L'Irak était une entité entièrement nouvelle – et, selon certains points de vue, peut-être entièrement artificielle – créée à partir des anciennes provinces ottomanes de Bassorah, Mossoul et Bagdad. Une province ottomane, ou « vilayet », était généralement nommée d'après sa capitale ou sa ville principale, de sorte que Bassorah désignait en pratique la région du sud de l'Irak. Cela signifiait qu'il n'existait à l'époque aucune véritable identité nationale « irakienne » ni aucun sentiment nationaliste ; lors de son couronnement, God Save the King a été joué, car aucun hymne national irakien n'existait avant 1932.

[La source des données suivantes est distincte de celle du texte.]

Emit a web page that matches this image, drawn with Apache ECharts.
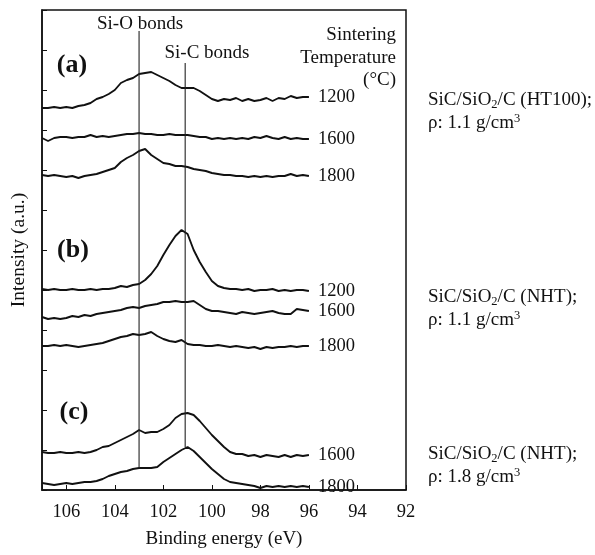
<!DOCTYPE html>
<html>
<head>
<meta charset="utf-8">
<script src="https://cdn.jsdelivr.net/npm/echarts@6/dist/echarts.min.js"></script>
<style>
  html, body { margin: 0; padding: 0; background: #ffffff; }
  #chart { width: 595px; height: 555px; }
</style>
</head>
<body>
<div id="chart"></div>
<script>
const energy = [107, 106.75, 106.5, 106.25, 106, 105.75, 105.5, 105.25, 105, 104.75, 104.5, 104.25, 104,
  103.75, 103.5, 103.25, 103, 102.75, 102.5, 102.25, 102, 101.75, 101.5, 101.25, 101, 100.75, 100.5,
  100.25, 100, 99.75, 99.5, 99.25, 99, 98.75, 98.5, 98.25, 98, 97.75, 97.5, 97.25, 97, 96.75, 96.5, 96.25, 96];

// (a) SiC/SiO2/C (HT100), 1.1 g/cm3
const a1200 = [382,382,383,382,383,382,384,385,387,391,393,396,400,407,410,412,416,417,418,415,412,409,405,402,402,402,399,395,391,389,391,390,392,389,391,389,390,392,389,392,391,394,392,393,393];
const a1600 = [352,349,352,353,353,352,353,353,355,353,354,353,354,355,356,356,357,356,356,355,355,356,355,355,355,354,353,353,351,352,351,352,351,352,351,353,352,354,352,351,353,351,352,351,351];
const a1800 = [315,314,315,314,313,314,312,314,315,316,318,320,322,328,332,335,339,341,335,331,327,326,324,324,323,321,320,319,317,316,315,315,314,314,313,314,313,314,313,314,314,316,314,315,314];
// (b) SiC/SiO2/C (NHT), 1.1 g/cm3
const b1200 = [201,200,201,200,200,201,200,200,201,200,201,201,202,204,203,205,206,210,216,224,235,245,254,260,256,240,228,218,209,204,202,201,201,200,201,199,200,200,201,199,200,199,200,200,199];
const b1600 = [173,171,172,171,172,174,173,175,174,176,177,178,179,180,182,183,182,184,185,186,188,188,189,188,188,189,185,181,179,179,178,177,176,178,177,176,177,178,179,177,176,176,181,180,179];
const b1800 = [144,144,145,144,145,144,143,144,145,146,147,149,151,153,154,156,155,156,158,154,151,149,148,150,146,145,145,144,144,145,144,143,144,143,142,143,141,143,142,143,143,144,143,144,144];
// (c) SiC/SiO2/C (NHT), 1.8 g/cm3
const c1600 = [38,37,37,38,37,37,38,37,38,40,43,44,47,50,53,56,60,57,58,58,61,65,72,76,77,75,69,62,55,49,43,38,36,36,34,35,33,35,34,33,35,33,35,34,35];
const c1800 = [7,6,5,6,7,6,7,8,8,9,11,14,16,18,19,21,22,22,22,23,28,32,36,40,43,39,33,27,21,16,11,8,7,6,5,4,2,4,3,4,3,4,3,4,3];

const curves = [a1200, a1600, a1800, b1200, b1600, b1800, c1600, c1800];
const temps = ['1200', '1600', '1800', '1200', '1600', '1800', '1600', '1800'];

// reference lines: [energy, bottom, top]
const siO = [103, 22, 459];
const siC = [101.1, 43, 427];

const xTicks = [106, 104, 102, 100, 98, 96, 94, 92];

const serif = "'Liberation Serif', 'Times New Roman', serif";

const curveSeries = curves.map((vals, k) => ({
  type: 'line',
  name: temps[k],
  data: vals.map((v, i) => {
    if (i === vals.length - 1) {
      return { value: [energy[i], v], label: { show: true } };
    }
    return [energy[i], v];
  }),
  showSymbol: true,
  symbol: 'circle',
  symbolSize: 0,
  silent: true,
  lineStyle: { color: '#111', width: 1.9 },
  itemStyle: { color: '#111' },
  label: {
    show: false,
    position: 'right',
    distance: 9,
    formatter: temps[k],
    fontFamily: serif,
    fontSize: 18.5,
    color: '#111'
  },
  emphasis: { disabled: true },
  animation: false
}));

const refSeries = [siO, siC].map(r => ({
  type: 'line',
  data: [[r[0], r[1]], [r[0], r[2]]],
  showSymbol: false,
  silent: true,
  lineStyle: { color: '#222', width: 1.1 },
  emphasis: { disabled: true },
  animation: false
}));

function txt(x, y, text, opts) {
  return {
    type: 'text',
    x: x,
    y: y,
    silent: true,
    style: Object.assign({
      text: text,
      fontFamily: serif,
      fontSize: 19,
      fill: '#111',
      align: 'center',
      verticalAlign: 'middle'
    }, opts || {})
  };
}

const rich = {
  sub: { fontFamily: serif, fontSize: 12.5, lineHeight: 12, verticalAlign: 'bottom', fill: '#111' },
  sup: { fontFamily: serif, fontSize: 12.5, lineHeight: 12, verticalAlign: 'top', fill: '#111' }
};

function sample(y, name, rho) {
  return [
    txt(428, y, 'SiC/SiO{sub|2}/C ' + name + ';', { align: 'left', lineHeight: 22, rich: rich }),
    txt(428, y + 23, 'ρ: ' + rho + ' g/cm{sup|3}', { align: 'left', lineHeight: 22, rich: rich })
  ];
}

const chart = echarts.init(document.getElementById('chart'));
chart.setOption({
  backgroundColor: '#ffffff',
  animation: false,
  grid: {
    left: 42, top: 10, width: 364, height: 480,
    show: true, borderColor: '#111', borderWidth: 1.5, backgroundColor: 'transparent'
  },
  xAxis: {
    type: 'value',
    min: 92, max: 107, interval: 2, inverse: true,
    name: 'Binding energy (eV)',
    nameLocation: 'middle',
    nameGap: 40,
    nameTextStyle: { fontFamily: serif, fontSize: 19, color: '#111' },
    axisLine: { show: true, lineStyle: { color: '#111', width: 1.5 } },
    axisTick: { show: true, inside: true, length: 5, lineStyle: { color: '#111', width: 1 } },
    axisLabel: {
      margin: 13,
      fontFamily: serif, fontSize: 18.5, color: '#111',
      formatter: v => (xTicks.indexOf(v) >= 0 ? String(v) : '')
    },
    splitLine: { show: false }
  },
  yAxis: {
    type: 'value',
    min: 0, max: 480, interval: 40,
    name: 'Intensity (a.u.)',
    nameLocation: 'middle',
    nameGap: 13,
    nameTextStyle: { fontFamily: serif, fontSize: 19.5, color: '#111' },
    axisLine: { show: true, lineStyle: { color: '#111', width: 1.5 } },
    axisTick: { show: true, inside: true, length: 5, lineStyle: { color: '#111', width: 1 } },
    axisLabel: { show: false },
    splitLine: { show: false }
  },
  tooltip: { show: false },
  series: curveSeries.concat(refSeries),
  graphic: [
    txt(140, 24, 'Si-O bonds'),
    txt(207, 53, 'Si-C bonds'),
    txt(72, 65, '(a)', { fontWeight: 'bold', fontSize: 26 }),
    txt(73, 250, '(b)', { fontWeight: 'bold', fontSize: 26 }),
    txt(74, 412, '(c)', { fontWeight: 'bold', fontSize: 26 }),
    txt(396, 35, 'Sintering', { align: 'right' }),
    txt(396, 58, 'Temperature', { align: 'right' }),
    txt(396, 80, '(°C)', { align: 'right' })
  ].concat(
    sample(100, '(HT100)', '1.1'),
    sample(297, '(NHT)', '1.1'),
    sample(454, '(NHT)', '1.8')
  )
});
</script>
</body>
</html>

Pourquoi Faisal a-t-il été choisi comme roi, légitimé par un plébiscite avec 96 % des voix en sa faveur ? Les Britanniques le considéraient comme quelqu'un ayant des références islamiques et nationalistes suffisantes pour lui donner une légitimité suffisante aux yeux du peuple, mais aussi comme quelqu'un qui était suffisamment vulnérable pour rester dépendant de leur soutien. Comme les éléments anti-britanniques en Irak le mettaient sous pression, comme mentionné ci-dessus, il a donc adopté une approche modérée dans ses relations avec Londres. Les termes du traité anglo-irakien de 1922 signifiaient que l'Irak était effectivement dépendant du Royaume-Uni tant sur le plan politique qu'économique.
Le traité anglo-irakien de 1930 qui suivit prévoyait une alliance beaucoup plus étroite entre les deux pays, notamment l'utilisation de bases aériennes, de moyens de transport et autres par les Britanniques, et s'appuyait sur les changements intervenus à la suite de la découverte de pétrole en 1927. L'objectif principal du traité était de préserver les droits commerciaux et militaires britanniques en Irak après l'indépendance et l'adhésion de ce pays à la Société des Nations lors d'une réunion tenue à Genève le 3 octobre 1932. Faisal est resté monarque du nouvel Irak indépendant jusqu'au 8 septembre 1933, date à laquelle il est décédé d'une crise cardiaque. Son fils aîné, Ghazi, lui a succédé, puis son propre fils, Faisal II, jusqu'à la révolution du 14 juillet 1958 et la proclamation de la République irakienne.